Die Kammer soll zudem auf mehrfache Nachfragen des AVWL nicht reagiert und die Einsicht in die Vertragsunterlagen verweigert haben. Damit verstößt die Kammer aus Sicht des AVWL gegen das nach dem Streit um die Finanzierung der PTA-Schulen zwischen den ABDA-Geschwisterorgansationen getroffenen Versprechen, sich in allen Fragen eng abzustimmen. Verbandschef Michels schaltete daraufhin die ABDA-Führung in Berlin ein.
Dort ist man ebenfalls „not amused“ über den erneuten Geschwisterstreit. Bei einer ABDA-Sitzung in Berlin soll Overwiening deutlich zu verstehen gegeben worden sein, dass solche Alleingänge nicht gewünscht sind. Auf seiner heutigen Sitzung will sich der Geschäftsführende ABDA-Vorstand erneut mit der Sache befassen. Mit einem Beschluss sollen die Mitgliedsorganisationen aufgefordert werden, sich angesichts der wachsenden Zahl von AMTS-Projekten eng abzustimmen.
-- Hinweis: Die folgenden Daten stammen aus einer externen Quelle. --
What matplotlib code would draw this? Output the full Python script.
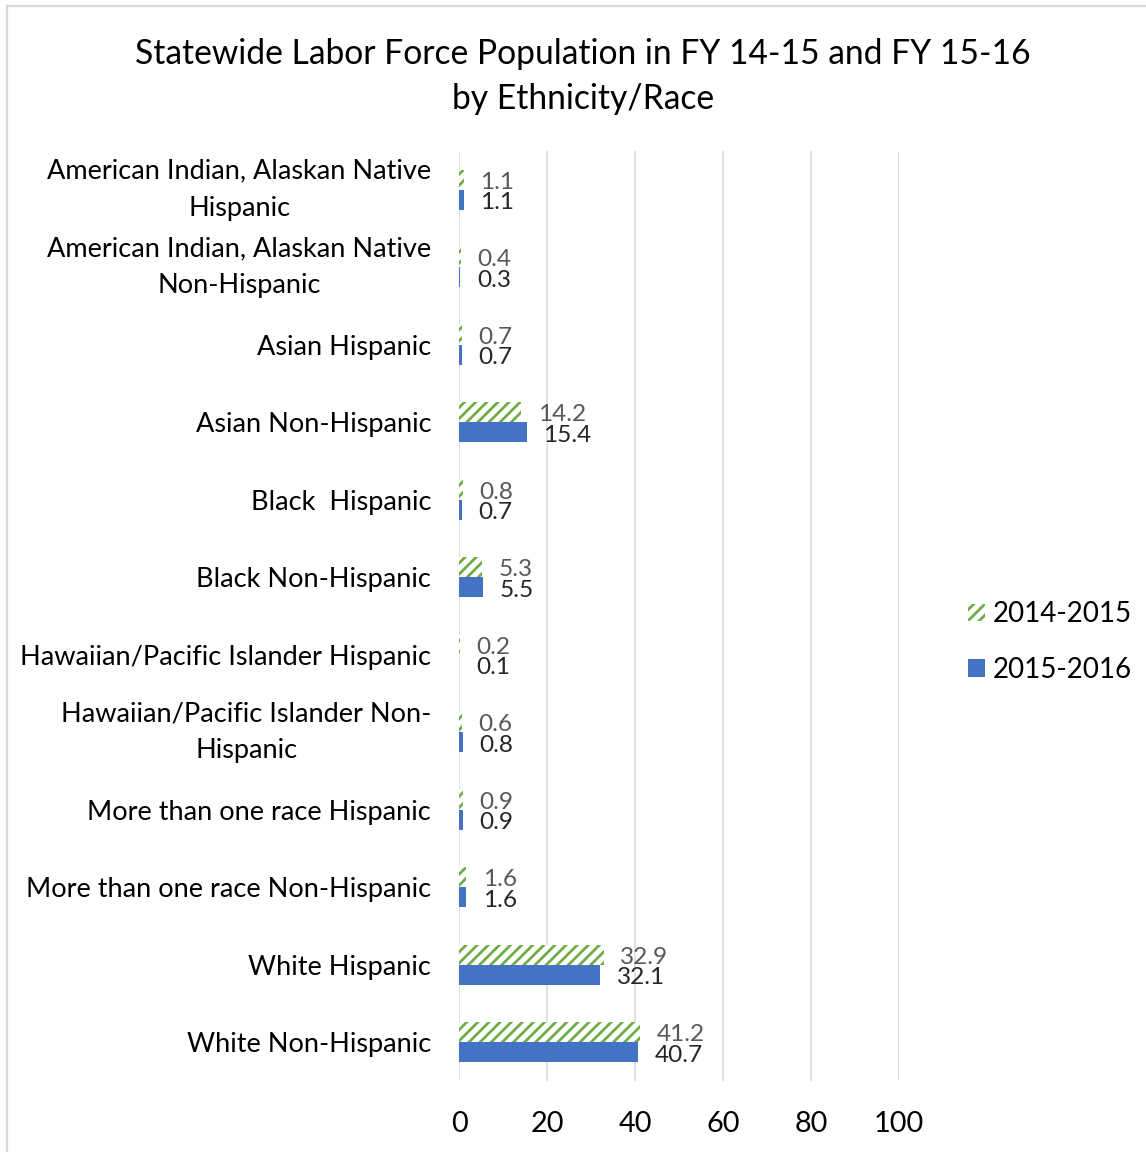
import numpy as np
import matplotlib
matplotlib.use("Agg")
import matplotlib.pyplot as plt
from matplotlib.lines import Line2D

plt.rcParams["font.family"] = ["Lato", "DejaVu Sans"]
plt.rcParams["hatch.linewidth"] = 2.0

categories = [
    "American Indian, Alaskan Native\nHispanic",
    "American Indian, Alaskan Native\nNon-Hispanic",
    "Asian Hispanic",
    "Asian Non-Hispanic",
    "Black  Hispanic",
    "Black Non-Hispanic",
    "Hawaiian/Pacific Islander Hispanic",
    "Hawaiian/Pacific Islander Non-\nHispanic",
    "More than one race Hispanic",
    "More than one race Non-Hispanic",
    "White Hispanic",
    "White Non-Hispanic",
]
fy_1415 = [1.1, 0.4, 0.7, 14.2, 0.8, 5.3, 0.2, 0.6, 0.9, 1.6, 32.9, 41.2]
fy_1516 = [1.1, 0.3, 0.7, 15.4, 0.7, 5.5, 0.1, 0.8, 0.9, 1.6, 32.1, 40.7]
x_ticks = [0, 20, 40, 60, 80, 100]

green = "#70AD47"
blue = "#4472C4"
grid_c = "#D9D9D9"

fig = plt.figure(figsize=(11.46, 11.52), dpi=100)
ax = fig.add_axes([459 / 1146, 1 - 1081 / 1152, 440 / 1146, 930 / 1152])

y = np.arange(len(categories))
h = 0.26
b1 = ax.barh(y - h / 2, fy_1415, height=h, facecolor="white", edgecolor=green,
             hatch="///", linewidth=0, label="2014-2015")
b2 = ax.barh(y + h / 2, fy_1516, height=h, color=blue, label="2015-2016")

for bar, v in zip(b1, fy_1415):
    ax.annotate(f"{v}", (bar.get_width(), bar.get_y() + bar.get_height() / 2),
                xytext=(12, -2), textcoords="offset points", va="center", ha="left",
                fontsize=17.6, color="#595959")
for bar, v in zip(b2, fy_1516):
    ax.annotate(f"{v}", (bar.get_width(), bar.get_y() + bar.get_height() / 2),
                xytext=(12, -2), textcoords="offset points", va="center", ha="left",
                fontsize=17.6, color="#262626")

ax.set_xlim(0, 100)
ax.set_ylim(len(categories) - 0.5, -0.5)
ax.set_xticks(x_ticks)
ax.set_xticklabels([str(t) for t in x_ticks], fontsize=20.8)
ax.set_yticks(y)
ax.set_yticklabels(categories, fontsize=19.5)
for lab in ax.get_yticklabels():
    lab.set_multialignment("center")
    lab.set_linespacing(1.6)
    if "\n" in lab.get_text():
        lab.set_va("center")
ax.tick_params(axis="both", length=0)
ax.tick_params(axis="y", pad=20)
ax.tick_params(axis="x", pad=21.5)
ax.grid(axis="x", color=grid_c, linewidth=1.1)
ax.set_axisbelow(True)
for s in ax.spines.values():
    s.set_visible(False)

fig.text(583 / 1146, 1 - 76.5 / 1152,
         "Statewide Labor Force Population in FY 14-15 and FY 15-16\nby Ethnicity/Race",
         ha="center", va="center", multialignment="center", fontsize=24.2, linespacing=1.5)

fig.legend(handles=[b1, b2], loc="center left", bbox_to_anchor=(968 / 1146, 1 - 642 / 1152),
           frameon=False, fontsize=20, handlelength=0.6, handleheight=0.6,
           handletextpad=0.3, labelspacing=1.05, borderpad=0, borderaxespad=0)

# chart border (only left/top edges fall inside the picture)
fig.add_artist(Line2D([7 / 1146, 7 / 1146], [0, 1 - 6 / 1152], color=grid_c, linewidth=1.6,
                      transform=fig.transFigure))
fig.add_artist(Line2D([7 / 1146, 1], [1 - 6 / 1152, 1 - 6 / 1152], color=grid_c, linewidth=1.6,
                      transform=fig.transFigure))

fig.savefig("out.png", dpi=100)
Gegenüber APOTHEKE ADHOC räumt die AKWL „Irritationen“ beim Verband wegen des AMTS-Vertrags ein: Schließlich sei es ein „ungeschriebenes Gesetz“, dass Verträge mit Krankenkassen Angelegenheit der Verbände seien, so ein Sprecher. „Wir würden das beim nächsten Mal anders machen. Das war aber nicht böse gemeint.“ Es gehe der Kammer darum, das Thema AMTS auch in Westfalen-Lippe voranzubringen: „Die Sache war uns wichtiger als Strukturen.“
Bei der Vorstellung des Projekts mit der AOK-Nordwest im Berliner Apothekerhaus habe man außerdem Lob von ABDA-Präsident Friedmann Schmidt erhalten: „Friedmann Schmidt hat mir zum Vertrag gratuliert“, so Kammerpräsidentin Overwiening zu APOTHEKE ADHOC. Das will man bei der ABDA so nicht stehen lassen. Die Zustimmung Schmidts habe sich nur auf den Inhalt des Vertrages bezogen, nicht auf die Begleitumstände.
Für die AKWL ist der AMTS-Streit inzwischen sowieso erledigt. Bei einem Schlichtungstermin der Vorstände von Kammer und Verband Anfang vergangener Woche seien die Irritationen ausgeräumt worden. „Alles Vergangenheit“, so der Kammersprecher. Beim AVWL will man sich offiziell nicht dazu äußern.
Allerdings ist das Verhältnis von Kammerpräsidentin Overwiening und Verbandschef Michel seit der hart geführte Auseinandersetzung über die Finanzierung der PTA-Schulen ohnehin angeschlagen. Über die Beteiligugn der Kammer daran war es im Sommer zu einem offenen Konflikt zwischen den beiden obersten Repräsentanten der westfälisch-lippischen Apotheker gekommen.
Overwiening hatte daraufhin ihre Verbandsmitgliedschaft aufgekündigt. Auch Kammervize René Graf verließ den Verband. Am 22. Januar ist Overwiening wieder in den Verband eingetreten.